I’m sure this administration’s motivations are corrupt and we should be wary, but the precedent itself is progressive IMHO.
That’s facism
America was great when it was communist.
In addition to the WWII rations and OPA stuff that others have mentioned, there was a fair amount of general deflationary pressure during the Great Depression in the 1930s.
I haven't looked at what happened to sugar specifically.
I wonder why, its not like any major events happened around 1918 and 1945
nope, just the invisible hand of the free market!
Inflation is caused by the Wizard of Oz.
I knew it.
it only took a market crash and two world wars.
Today that list would be 16 euros or something.
Yeah you're close. Ball park for Lidl where I do most of my shopping:
5lbs of sugar €5
Bread €1
2 quarts of milk €2.50
6 oranges €2.50
Oatmeal €1.80
Coffee €4
I'm still mad that we measure inflation as the price of goods instead of the money supply and people have the audacity to say greed doesn't play a role.
can you explain what you mean
As a country prints more money, prices go up as a side effect. But inflation isn't a measure of the money supply, it's a measure of the price of goods. But people act like greed isn't a component even when we see things like companies skirting the law and colluding on prices through loop holes.
Man I wish i lived back in 1940 times and my husband beat me for having polio
Can we get something like that again, please?
BTW in 1918 1.34$ was around 31 bucks today, and in 1945 it was around 24.5 or so.
To be clear, you're requesting a great depression?
Can we just have the bit where speculators got wiped out?

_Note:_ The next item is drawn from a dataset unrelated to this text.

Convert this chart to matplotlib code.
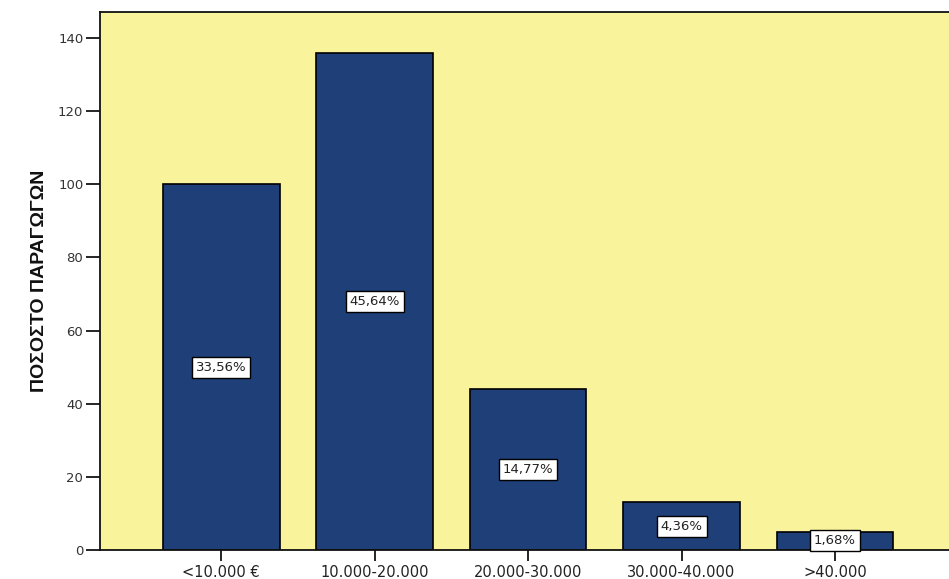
import matplotlib
matplotlib.use("Agg")
import matplotlib.pyplot as plt
import numpy as np

# data
categories = ['<10.000 €', '10.000-20.000', '20.000-30.000', '30.000-40.000', '>40.000']
counts = [100, 136, 44, 13, 5]
percent_labels = ['33,56%', '45,64%', '14,77%', '4,36%', '1,68%']
y_ticks = [0, 20, 40, 60, 80, 100, 120, 140]

bg_yellow = '#F9F39C'
bar_blue = '#1F3F78'

fig = plt.figure(figsize=(9.49, 5.79), dpi=100)
fig.patch.set_facecolor('white')
ax = fig.add_axes([100 / 949, 1 - 550 / 579, 849 / 949, 538 / 579])
ax.set_facecolor(bg_yellow)

x = np.arange(len(categories))
ax.bar(x, counts, width=0.76, color=bar_blue, edgecolor='black', linewidth=1.2, zorder=2)

# percentage boxes in the middle of each bar
for xi, c, lab in zip(x, counts, percent_labels):
    ax.text(xi, c / 2, lab, ha='center', va='center', fontsize=9.5, color='#222222',
            family='DejaVu Sans', zorder=3,
            bbox=dict(boxstyle='square,pad=0.3', facecolor='white', edgecolor='black', linewidth=1))

ax.set_xlim(-0.79, 4.743)
ax.set_ylim(0, 147.1)
ax.set_yticks(y_ticks)
ax.set_xticks(x)
ax.set_xticklabels(categories, fontsize=10.5, color='#222222')
for t in ax.get_yticklabels():
    t.set_fontsize(9.5)
    t.set_color('#333333')
ax.tick_params(axis='y', direction='out', length=10, width=1.2, pad=2)
ax.tick_params(axis='x', direction='out', length=8, width=1.2, pad=3)

ax.spines['right'].set_visible(False)
for s in ['left', 'top', 'bottom']:
    ax.spines[s].set_linewidth(1.3)
    ax.spines[s].set_color('#111111')

ax.set_ylabel('ΠΟΣΟΣΤΟ ΠΑΡΑΓΩΓΩΝ', fontsize=14, fontweight='bold',
              family=['Liberation Sans', 'DejaVu Sans'], color='#111111', labelpad=7)

fig.savefig('out.png', dpi=100)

Let's have more purchasing power WITHOUT a depression! BTW 1945 was just when WW2 was going to end, and during WW2 the US and Canadian economies were booming because they were far away from the fighting and everyone who wasn't fighting could get a job helping those that did. So people were working.
so it's 1/2 milk then?
Or how I like to call it, 1+2 milk
Unfortunately this comes about from a depression which is when most folks have zero of close enough to it to be zero. then suddenly bread goes for a few cents because most people cannot get enough cents together to buy bread and those with money don't need anymore bread they have plenty.